# PROBLEM
Omit every picture, and retype the lines that run from the beginning of the data below through the line containing "LEFT_PX = 61.0", inclusive.

# DATA BLOCK
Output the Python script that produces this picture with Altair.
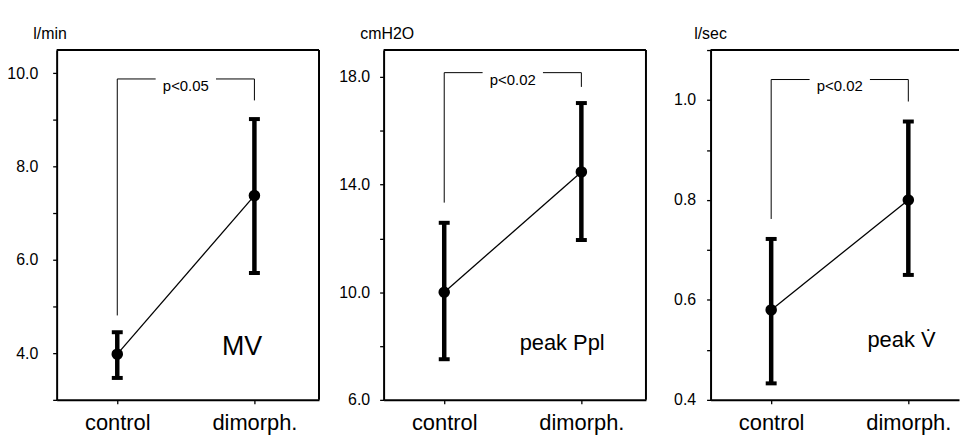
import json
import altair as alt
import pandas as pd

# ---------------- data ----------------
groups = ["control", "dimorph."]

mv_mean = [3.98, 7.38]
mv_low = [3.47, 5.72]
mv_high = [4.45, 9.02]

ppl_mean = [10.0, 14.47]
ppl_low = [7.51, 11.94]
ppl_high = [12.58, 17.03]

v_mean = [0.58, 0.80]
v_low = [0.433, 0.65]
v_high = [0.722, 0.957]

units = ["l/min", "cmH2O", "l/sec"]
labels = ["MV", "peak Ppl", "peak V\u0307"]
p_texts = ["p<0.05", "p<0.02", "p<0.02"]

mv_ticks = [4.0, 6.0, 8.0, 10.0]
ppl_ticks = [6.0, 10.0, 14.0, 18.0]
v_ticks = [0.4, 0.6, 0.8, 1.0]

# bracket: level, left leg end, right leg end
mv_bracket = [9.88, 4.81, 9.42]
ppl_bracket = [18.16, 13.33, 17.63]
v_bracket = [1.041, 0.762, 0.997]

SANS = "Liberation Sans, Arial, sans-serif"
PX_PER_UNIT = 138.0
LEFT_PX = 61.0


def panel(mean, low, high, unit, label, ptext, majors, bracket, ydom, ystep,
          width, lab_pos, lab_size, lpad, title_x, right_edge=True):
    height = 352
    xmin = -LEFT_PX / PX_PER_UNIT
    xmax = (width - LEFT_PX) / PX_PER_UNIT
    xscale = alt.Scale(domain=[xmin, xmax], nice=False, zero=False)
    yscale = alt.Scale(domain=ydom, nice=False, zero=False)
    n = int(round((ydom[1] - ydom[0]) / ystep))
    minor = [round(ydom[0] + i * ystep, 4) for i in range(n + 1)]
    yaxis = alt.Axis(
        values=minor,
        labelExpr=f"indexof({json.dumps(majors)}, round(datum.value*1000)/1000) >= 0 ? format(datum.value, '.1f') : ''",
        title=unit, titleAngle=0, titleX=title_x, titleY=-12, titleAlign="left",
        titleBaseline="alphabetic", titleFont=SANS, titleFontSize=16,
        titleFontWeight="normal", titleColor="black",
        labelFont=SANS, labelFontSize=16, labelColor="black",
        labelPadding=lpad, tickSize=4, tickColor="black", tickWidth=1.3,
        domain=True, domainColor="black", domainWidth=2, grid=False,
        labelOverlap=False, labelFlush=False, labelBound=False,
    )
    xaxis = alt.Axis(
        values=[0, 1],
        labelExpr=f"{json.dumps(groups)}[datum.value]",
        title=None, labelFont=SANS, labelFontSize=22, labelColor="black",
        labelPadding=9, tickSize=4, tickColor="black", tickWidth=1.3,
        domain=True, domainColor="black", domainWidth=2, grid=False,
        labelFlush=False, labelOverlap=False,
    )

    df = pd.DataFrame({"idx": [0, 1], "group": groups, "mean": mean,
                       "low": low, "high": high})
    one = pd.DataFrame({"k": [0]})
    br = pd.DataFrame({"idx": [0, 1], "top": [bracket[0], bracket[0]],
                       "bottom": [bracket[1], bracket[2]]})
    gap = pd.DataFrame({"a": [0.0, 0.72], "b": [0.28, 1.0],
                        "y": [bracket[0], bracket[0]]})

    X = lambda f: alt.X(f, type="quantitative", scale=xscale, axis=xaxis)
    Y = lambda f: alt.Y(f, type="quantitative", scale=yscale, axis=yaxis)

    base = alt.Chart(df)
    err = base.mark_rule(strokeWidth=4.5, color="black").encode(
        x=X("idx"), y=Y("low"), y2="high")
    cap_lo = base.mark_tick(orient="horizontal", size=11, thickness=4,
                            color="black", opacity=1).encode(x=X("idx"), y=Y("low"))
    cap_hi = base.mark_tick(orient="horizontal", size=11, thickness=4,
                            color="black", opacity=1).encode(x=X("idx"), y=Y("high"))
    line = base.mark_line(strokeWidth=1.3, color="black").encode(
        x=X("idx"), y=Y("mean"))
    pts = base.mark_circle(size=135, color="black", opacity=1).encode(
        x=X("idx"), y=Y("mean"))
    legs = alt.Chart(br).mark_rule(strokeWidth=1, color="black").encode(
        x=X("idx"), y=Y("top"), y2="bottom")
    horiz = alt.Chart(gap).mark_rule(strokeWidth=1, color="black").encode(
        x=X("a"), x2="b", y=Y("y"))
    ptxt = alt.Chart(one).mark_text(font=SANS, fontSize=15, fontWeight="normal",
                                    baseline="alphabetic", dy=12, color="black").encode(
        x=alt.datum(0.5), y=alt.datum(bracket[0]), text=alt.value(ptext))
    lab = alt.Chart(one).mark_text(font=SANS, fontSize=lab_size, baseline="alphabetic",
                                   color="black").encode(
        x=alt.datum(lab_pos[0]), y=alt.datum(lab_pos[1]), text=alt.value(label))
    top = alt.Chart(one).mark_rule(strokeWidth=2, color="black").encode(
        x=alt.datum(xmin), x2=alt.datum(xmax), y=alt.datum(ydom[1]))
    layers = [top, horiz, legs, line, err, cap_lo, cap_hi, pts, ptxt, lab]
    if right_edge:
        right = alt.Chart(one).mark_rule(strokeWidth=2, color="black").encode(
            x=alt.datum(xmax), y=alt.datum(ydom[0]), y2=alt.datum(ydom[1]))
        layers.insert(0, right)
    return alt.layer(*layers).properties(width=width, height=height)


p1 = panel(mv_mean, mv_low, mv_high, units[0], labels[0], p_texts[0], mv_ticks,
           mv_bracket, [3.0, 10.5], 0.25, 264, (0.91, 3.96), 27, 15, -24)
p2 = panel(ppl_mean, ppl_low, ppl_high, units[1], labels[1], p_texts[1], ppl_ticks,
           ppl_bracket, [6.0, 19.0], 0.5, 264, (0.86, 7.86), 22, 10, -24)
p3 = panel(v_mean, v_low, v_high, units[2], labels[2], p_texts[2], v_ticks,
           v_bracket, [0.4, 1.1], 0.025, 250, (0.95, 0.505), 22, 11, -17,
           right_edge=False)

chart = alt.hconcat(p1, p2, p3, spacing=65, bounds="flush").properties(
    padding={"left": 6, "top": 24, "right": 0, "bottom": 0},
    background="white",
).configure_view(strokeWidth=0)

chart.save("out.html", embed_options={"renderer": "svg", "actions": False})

# RESPONSE FOR THIS EXERCISE
Output the Python script that produces this picture with Altair.
import json
import altair as alt
import pandas as pd

# ---------------- data ----------------
groups = ["control", "dimorph."]

mv_mean = [3.98, 7.38]
mv_low = [3.47, 5.72]
mv_high = [4.45, 9.02]

ppl_mean = [10.0, 14.47]
ppl_low = [7.51, 11.94]
ppl_high = [12.58, 17.03]

v_mean = [0.58, 0.80]
v_low = [0.433, 0.65]
v_high = [0.722, 0.957]

units = ["l/min", "cmH2O", "l/sec"]
labels = ["MV", "peak Ppl", "peak V\u0307"]
p_texts = ["p<0.05", "p<0.02", "p<0.02"]

mv_ticks = [4.0, 6.0, 8.0, 10.0]
ppl_ticks = [6.0, 10.0, 14.0, 18.0]
v_ticks = [0.4, 0.6, 0.8, 1.0]

# bracket: level, left leg end, right leg end
mv_bracket = [9.88, 4.81, 9.42]
ppl_bracket = [18.16, 13.33, 17.63]
v_bracket = [1.041, 0.762, 0.997]

SANS = "Liberation Sans, Arial, sans-serif"
PX_PER_UNIT = 138.0
LEFT_PX = 61.0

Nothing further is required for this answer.